Lott is a transitional figure. Although the worst of segregation was over by the time he entered Congress, he did not free himself from the past. For a long time, he had a warm relationship with the Council of Conservative Citizens, the successor to the racist Citizens Councils. In 1981 he filed a brief in a Supreme Court case concerning Bob Jones University. The IRS had revoked its tax-exempt status because it forbade interracial dating. Lott argued that "racial discrimination does not always violate public policy."

During the Thurmond furor, the liberal blogosphere used those examples to make Lott a symbol of GOP racism. By defending him, Republicans feared, they might expose themselves to the same accusation. With his friends going silent and his enemies getting louder, he knew he had to give up the leadership.

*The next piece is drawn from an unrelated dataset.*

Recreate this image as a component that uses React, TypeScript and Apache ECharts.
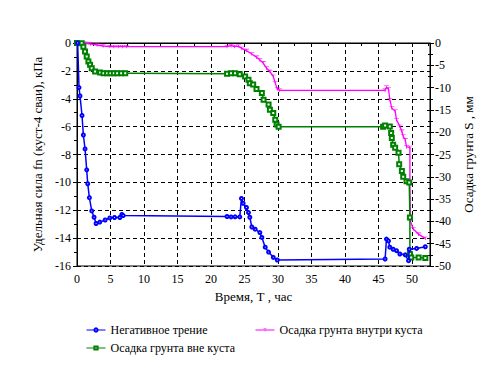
import React, { useEffect, useRef } from "react";
import * as echarts from "echarts";

// Негативное трение (left axis, кПа)
const frictionTime = [0.1, 0.3, 0.45, 0.75, 0.95, 1.2, 1.45, 1.6, 1.85, 2.2, 2.55, 2.85, 3.4, 4.2, 4.9, 5.6, 6.4, 6.7, 6.9, 22.4, 23.0, 23.6, 24.3, 24.55, 24.8, 25.3, 25.6, 25.8, 26.1, 26.6, 27.3, 27.6, 28.1, 28.6, 29.3, 29.9, 46.0, 46.2, 46.5, 46.7, 47.2, 47.7, 48.2, 49.0, 49.5, 49.6, 50.7, 52.0];
const frictionValue = [0, -3.2, -3.8, -5.2, -6.6, -7.6, -9.1, -10.1, -11.1, -12.05, -12.5, -12.95, -12.85, -12.7, -12.55, -12.52, -12.52, -12.3, -12.38, -12.45, -12.48, -12.47, -12.48, -11.15, -11.5, -11.8, -12.17, -12.5, -13.2, -13.36, -13.6, -13.95, -14.65, -15.0, -15.38, -15.57, -15.5, -14.07, -14.2, -14.65, -14.8, -14.9, -15.14, -15.2, -15.62, -14.8, -14.74, -14.62];

// Осадка грунта внутри куста (right axis, мм)
const insideTime = [0.9, 1.3, 2.0, 3.0, 3.9, 4.9, 5.5, 6.2, 6.8, 7.4, 22.4, 23.0, 23.5, 24.1, 24.6, 25.3, 26.1, 26.8, 27.3, 27.8, 28.3, 28.8, 29.3, 29.6, 29.9, 30.2, 46.0, 46.2, 46.5, 46.7, 47.0, 47.5, 47.7, 48.2, 48.5, 48.7, 49.0, 49.2, 49.7, 49.7, 49.8, 50.2, 51.0, 52.0];
const insideSettle = [0, -0.1, -0.22, -0.45, -0.67, -0.82, -0.82, -0.82, -0.82, -0.82, -0.82, -0.6, -0.82, -0.7, -1.2, -1.7, -2.46, -3.2, -3.8, -4.5, -5.65, -6.4, -7.5, -9.0, -10.3, -10.6, -10.6, -9.9, -10.3, -12.7, -14.6, -15.3, -17.2, -18.7, -19.8, -20.9, -21.7, -23.3, -23.4, -31.5, -40.0, -41.7, -42.9, -43.8];

// Осадка грунта вне куста (right axis, мм)
const outsideTime = [0, 0.7, 0.95, 1.2, 1.45, 1.7, 1.95, 2.2, 2.7, 3.45, 3.95, 4.5, 5.0, 5.5, 6.0, 6.6, 7.2, 22.4, 23.0, 23.6, 24.3, 25.1, 25.6, 25.8, 26.3, 26.8, 27.6, 27.85, 28.6, 28.8, 29.3, 29.6, 29.8, 30.1, 45.7, 46.0, 46.7, 46.9, 47.0, 47.2, 47.5, 48.0, 48.1, 48.5, 48.7, 49.2, 49.6, 49.7, 49.7, 49.9, 51.0, 52.0];
const outsideSettle = [0, -0.07, -0.82, -1.93, -3.05, -4.17, -4.9, -5.65, -6.4, -6.62, -6.77, -6.77, -6.77, -6.77, -6.77, -6.77, -6.77, -6.92, -6.8, -6.8, -7.0, -7.5, -8.26, -9.0, -9.3, -10.3, -11.2, -12.7, -13.8, -14.95, -15.7, -17.2, -18.3, -18.8, -18.8, -18.5, -18.7, -20.2, -21.3, -22.8, -23.5, -24.6, -27.2, -28.7, -30.0, -31.0, -31.3, -39.1, -47.3, -48.1, -48.1, -48.2];

const seriesNames = ["Негативное трение", "Осадка грунта внутри куста", "Осадка грунта вне куста"];

const zip = (xs: number[], ys: number[]) => xs.map((x, i) => [x, ys[i]]);

export default function App() {
  const ref = useRef<HTMLDivElement>(null);
  useEffect(() => {
    const chart = echarts.init(ref.current!, null, { renderer: "svg" });
    const font = "Times New Roman, Liberation Serif, serif";
    const txt = { fontFamily: font, fontSize: 12, color: "#000" };
    const dashed = { show: true, lineStyle: { color: "#000", type: [4, 3] as any, width: 1 } };
    const axisLine = { show: true, lineStyle: { color: "#000", width: 1 } };
    const legendBase = {
      orient: "horizontal" as const,
      padding: 0,
      itemWidth: 19,
      itemHeight: 4,
      lineStyle: { width: 1 },
      itemStyle: { borderWidth: 1 },
      textStyle: { fontFamily: font, fontSize: 12, color: "#000" },
      selectedMode: false,
    };
    chart.setOption({
      animation: false,
      backgroundColor: "#fff",
      textStyle: { fontFamily: font },
      grid: { left: 77, right: 59, top: 43, bottom: 101, show: true, borderColor: "#000", borderWidth: 1 },
      legend: [
        { ...legendBase, data: [seriesNames[0]], left: 86, top: 324 },
        { ...legendBase, data: [seriesNames[1]], left: 255, top: 324 },
        { ...legendBase, data: [seriesNames[2]], left: 86, top: 342 },
      ],
      xAxis: {
        type: "value",
        min: 0,
        max: 52.7,
        interval: 5,
        name: "Время, Т , час",
        nameLocation: "middle",
        nameGap: 20,
        nameTextStyle: { ...txt, fontSize: 13 },
        axisLine,
        axisTick: { show: true, length: 4, lineStyle: { color: "#000" } },
        minorTick: { show: true, splitNumber: 2, length: 3, lineStyle: { color: "#000" } },
        axisLabel: { ...txt, margin: 7, showMaxLabel: false },
        splitLine: dashed,
      },
      yAxis: [
        {
          type: "value",
          position: "left",
          min: -16,
          max: 0,
          interval: 2,
          name: "Удельная сила fn (куст-4 сваи), кПа",
          nameLocation: "middle",
          nameRotate: 90,
          nameGap: 24,
          nameTextStyle: { ...txt, fontSize: 13 },
          axisLine,
          axisTick: { show: true, length: 4, lineStyle: { color: "#000" } },
          minorTick: { show: true, splitNumber: 2, length: 3, lineStyle: { color: "#000" } },
          axisLabel: { ...txt, margin: 6 },
          splitLine: dashed,
        },
        {
          type: "value",
          position: "right",
          min: -50,
          max: 0,
          interval: 5,
          name: "Осадка грунта S , мм",
          nameLocation: "middle",
          nameRotate: 90,
          nameGap: 28,
          nameTextStyle: { ...txt, fontSize: 13 },
          axisLine,
          axisTick: { show: true, length: 4, lineStyle: { color: "#000" } },
          minorTick: { show: true, splitNumber: 2, length: 3, lineStyle: { color: "#000" } },
          axisLabel: { ...txt, margin: 5 },
          splitLine: { show: false },
        },
        {
          type: "value",
          position: "right",
          min: -50,
          max: 0,
          interval: 5,
          axisLine: { show: false },
          axisTick: { show: true, inside: true, length: 3, lineStyle: { color: "#000" } },
          minorTick: { show: true, splitNumber: 2, length: 2, lineStyle: { color: "#000" } },
          axisLabel: { show: false },
          splitLine: { show: false },
        },
      ],
      series: [
        {
          name: seriesNames[0],
          type: "line",
          yAxisIndex: 0,
          data: zip(frictionTime, frictionValue),
          symbol: "emptyCircle",
          symbolSize: 3,
          showAllSymbol: true,
          lineStyle: { color: "#0000ff", width: 1.5 },
          itemStyle: { color: "#0000ff", borderWidth: 1 },
          z: 4,
        },
        {
          name: seriesNames[1],
          type: "line",
          yAxisIndex: 1,
          data: zip(insideTime, insideSettle),
          symbol: "path://M0,0 H7 V1 H4 V6 H3 V1 H0 Z",
          symbolSize: [5, 4],
          symbolKeepAspect: true,
          showAllSymbol: true,
          lineStyle: { color: "#ff00ff", width: 1.3 },
          itemStyle: { color: "#ff00ff" },
          z: 2,
        },
        {
          name: seriesNames[2],
          type: "line",
          yAxisIndex: 1,
          data: zip(outsideTime, outsideSettle),
          symbol: "emptyRect",
          symbolSize: 4,
          showAllSymbol: true,
          lineStyle: { color: "#008000", width: 1.5 },
          itemStyle: { color: "#008000", borderWidth: 1 },
          z: 3,
        },
      ],
    });
    return () => chart.dispose();
  }, []);
  return (
    <div
      ref={ref}
      style={{ position: "absolute", left: 0, top: 0, width: 489, height: 367, background: "#fff" }}
    />
  );
}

Lott's critics engaged in Pinteresque silence of their own when they omitted a key line of his Bob Jones brief: "Schools are allowed to practice racial discrimination in admissions in the interest of diversity." For backers of affirmative action, that statement remains uncomfortably accurate. In Herding Cats, Lott could have made a strong case for colorblind equality by revising his argument. As long as we allow one form of discrimination, he could have said, we foster other forms. Instead of using the comparison to back up Bob Jones, he could have used it to condemn racial preferences.